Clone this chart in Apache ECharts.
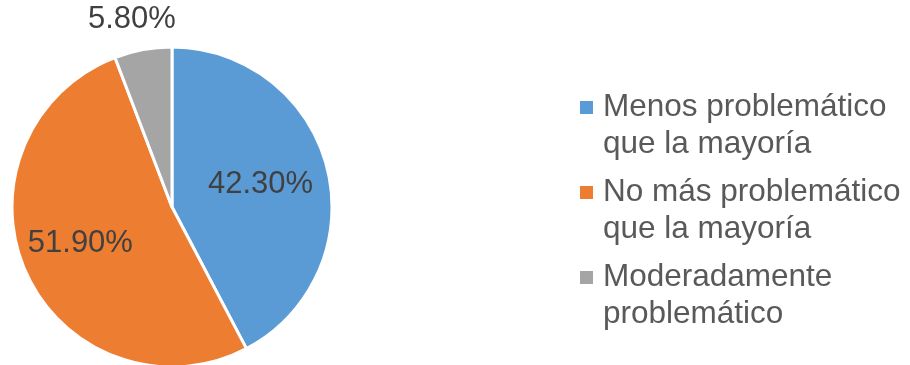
<!DOCTYPE html>
<html>
<head>
<meta charset="utf-8">
<script src="https://cdn.jsdelivr.net/npm/echarts@6/dist/echarts.min.js"></script>
<style>
  html, body { margin: 0; padding: 0; background: #fff; }
  #chart { width: 910px; height: 365px; }
</style>
</head>
<body>
<div id="chart"></div>
<script>
// Categories (legend text, two lines each) and their shares in percent
const categories = [
  'Menos problemático\nque la mayoría',
  'No más problemático\nque la mayoría',
  'Moderadamente\nproblemático'
];
const shares = [42.3, 51.9, 5.8];
const colors = ['#5B9BD5', '#ED7D31', '#A5A5A5'];

// Nudges for the value labels relative to the default inside position
const labelOffsets = [[8, -3], [-16, 2], [-25, -106]];

const FONT = '"Liberation Sans", Arial, Helvetica, sans-serif';

const rich = {
  t: { fontFamily: FONT, fontSize: 31.5, lineHeight: 37, color: '#595959', padding: [0, 0, 0, 10] },
  s: { width: 13, height: 13 }
};
colors.forEach((c, i) => {
  rich['m' + i] = { width: 13, height: 13, backgroundColor: c };
});

const chart = echarts.init(document.getElementById('chart'), null, { renderer: 'canvas' });

chart.setOption({
  animation: false,
  backgroundColor: '#ffffff',
  color: colors,
  textStyle: { fontFamily: FONT },
  legend: {
    orient: 'vertical',
    left: 575,
    top: 89,
    padding: 0,
    itemGap: 11,
    icon: 'none',
    itemWidth: 0,
    itemHeight: 13,
    selectedMode: false,
    textStyle: { fontFamily: FONT, fontSize: 31.5, lineHeight: 37, color: '#595959', rich: rich },
    formatter: function (name) {
      const i = categories.indexOf(name);
      const lines = name.split('\n');
      return '{m' + i + '|}{t|' + lines[0] + '}\n{s|}{t|' + lines[1] + '}';
    },
    data: categories
  },
  series: [{
    type: 'pie',
    center: [172, 207],
    radius: 160,
    startAngle: 90,
    clockwise: true,
    avoidLabelOverlap: false,
    itemStyle: { borderColor: '#ffffff', borderWidth: 3 },
    label: {
      show: true,
      position: 'inside',
      fontFamily: FONT,
      fontSize: 31,
      color: '#404040',
      formatter: p => p.value.toFixed(2) + '%'
    },
    labelLine: { show: false },
    emphasis: { disabled: true },
    data: categories.map((name, i) => ({
      name: name,
      value: shares[i],
      label: { offset: labelOffsets[i] }
    }))
  }]
});
</script>
</body>
</html>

——

### REQUIRED TASK
Give again, word for word, every line from the top of the data above to the line holding "Arial, Helvetica, sans-serif';", inclusive, with the pictures left out.

### WRITTEN RESPONSE
Clone this chart in Apache ECharts.
<!DOCTYPE html>
<html>
<head>
<meta charset="utf-8">
<script src="https://cdn.jsdelivr.net/npm/echarts@6/dist/echarts.min.js"></script>
<style>
  html, body { margin: 0; padding: 0; background: #fff; }
  #chart { width: 910px; height: 365px; }
</style>
</head>
<body>
<div id="chart"></div>
<script>
// Categories (legend text, two lines each) and their shares in percent
const categories = [
  'Menos problemático\nque la mayoría',
  'No más problemático\nque la mayoría',
  'Moderadamente\nproblemático'
];
const shares = [42.3, 51.9, 5.8];
const colors = ['#5B9BD5', '#ED7D31', '#A5A5A5'];

// Nudges for the value labels relative to the default inside position
const labelOffsets = [[8, -3], [-16, 2], [-25, -106]];

const FONT = '"Liberation Sans", Arial, Helvetica, sans-serif';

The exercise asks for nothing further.